Ask yourself: Whom should you invite to be part of your network? While the members may vary depending on your strengths and weaknesses, your team should probably include some—or all—of the following professionals:

Attorney: Unless you have in-house council or a legal background yourself, an attorney—especially one with some experience in your industry—is almost a necessity. Among other things, an attorney can help defend you and your company from potential lawsuits, review contracts, and help with succession planning.

Accountant: While most people only use their accountant during tax season, business owners will find that an ongoing relationship can save them money in the long run. Not only can an accountant keep you from running afoul of the IRS, they can also show you how to structure your business and become a more tax-efficient operation.

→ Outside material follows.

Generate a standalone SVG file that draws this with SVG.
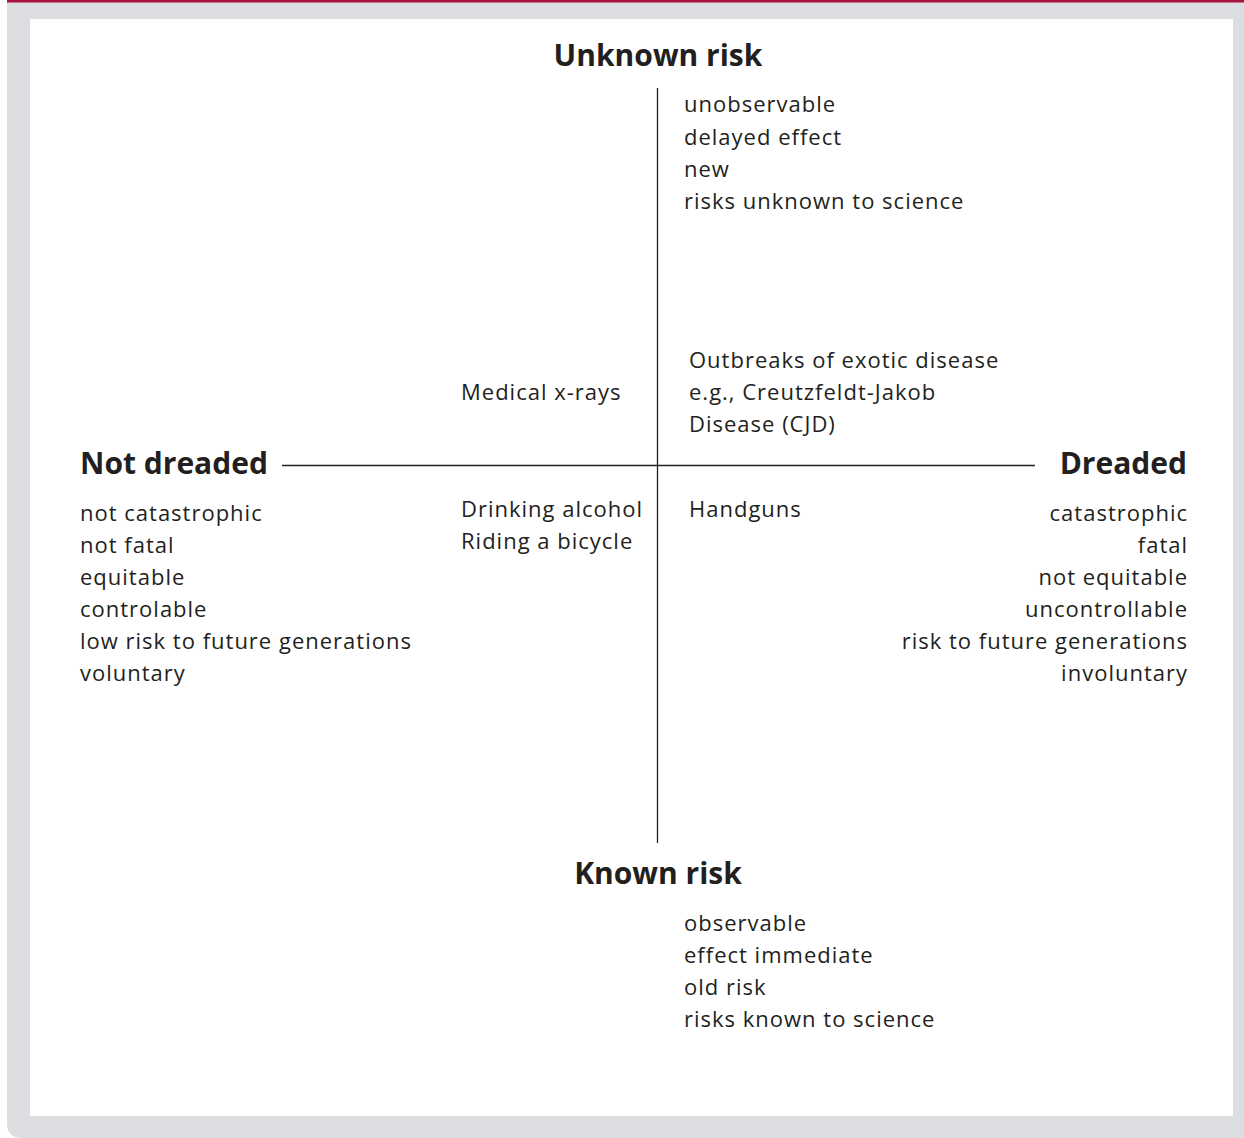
<svg xmlns="http://www.w3.org/2000/svg" width="1244" height="1138" viewBox="0 0 1244 1138">
<style>
.t{font-family:"Open Sans","Noto Sans","Liberation Sans",sans-serif;font-size:22px;letter-spacing:1px;fill:#231f20}
.h{font-family:"Open Sans","Noto Sans","Liberation Sans",sans-serif;font-size:30px;font-weight:bold;fill:#231f20}
.ax{stroke:#231f20;stroke-width:1.3;fill:none}
.r{text-anchor:end}
.m{text-anchor:middle}
</style>
<rect x="0" y="0" width="1244" height="1138" fill="#ffffff"/>
<path d="M7 2 H1244 V1138 H22 Q7 1138 7 1123 Z" fill="#dcdde0"/>
<rect x="30" y="19" width="1203" height="1097" fill="#ffffff"/>
<rect x="7" y="0" width="1237" height="2.5" fill="#a6133f"/>
<g id="connectors">
<line class="ax" x1="657.5" y1="88" x2="657.5" y2="843"/>
<line class="ax" x1="282" y1="465.5" x2="1035" y2="465.5"/>
</g>
<g id="unknown-risk">
<text class="h m" x="658" y="66">Unknown risk</text>
<text class="t" x="684" y="112">unobservable</text>
<text class="t" x="684" y="145">delayed effect</text>
<text class="t" x="684" y="177">new</text>
<text class="t" x="684" y="209">risks unknown to science</text>
</g>
<g id="not-dreaded">
<text class="h" x="80" y="474">Not dreaded</text>
<text class="t" x="80" y="521">not catastrophic</text>
<text class="t" x="80" y="553">not fatal</text>
<text class="t" x="80" y="585">equitable</text>
<text class="t" x="80" y="617">controlable</text>
<text class="t" x="80" y="649">low risk to future generations</text>
<text class="t" x="80" y="681">voluntary</text>
</g>
<g id="dreaded">
<text class="h r" x="1187" y="474">Dreaded</text>
<text class="t r" x="1188" y="521">catastrophic</text>
<text class="t r" x="1188" y="553">fatal</text>
<text class="t r" x="1188" y="585">not equitable</text>
<text class="t r" x="1188" y="617">uncontrollable</text>
<text class="t r" x="1188" y="649">risk to future generations</text>
<text class="t r" x="1188" y="681">involuntary</text>
</g>
<g id="medical-xrays">
<text class="t" x="461" y="400">Medical x-rays</text>
</g>
<g id="exotic-disease">
<text class="t" x="689" y="368">Outbreaks of exotic disease</text>
<text class="t" x="689" y="400">e.g., Creutzfeldt-Jakob</text>
<text class="t" x="689" y="432">Disease (CJD)</text>
</g>
<g id="alcohol-bicycle">
<text class="t" x="461" y="517">Drinking alcohol</text>
<text class="t" x="461" y="549">Riding a bicycle</text>
</g>
<g id="handguns">
<text class="t" x="689" y="517">Handguns</text>
</g>
<g id="known-risk">
<text class="h m" x="658" y="884">Known risk</text>
<text class="t" x="684" y="931">observable</text>
<text class="t" x="684" y="963">effect immediate</text>
<text class="t" x="684" y="995">old risk</text>
<text class="t" x="684" y="1027">risks known to science</text>
</g>
</svg>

Banker/Financier: As we all know, cash flow is the lifeblood of any business. And in today’s restrictive lending environment, having a banker in your corner can be a real boon. By providing easy access to credit, or letting you hear about the most favorable rates, a banker can be an invaluable addition to your team.

Insurance agent: A professional insurance agent can help you prepare for a number of critical business issues. Specifically, an insurance agent can help your business overcome the loss of a key employee, enhance your executive benefit package, fund a buy-sell agreement, and protect your family’s future by insuring your business interests.

As you can see, there are a host of advantages to creating a network of professionals with expertise in their field. Best of all, it’s a win-win for all parties, so setting one up may be easier than you think.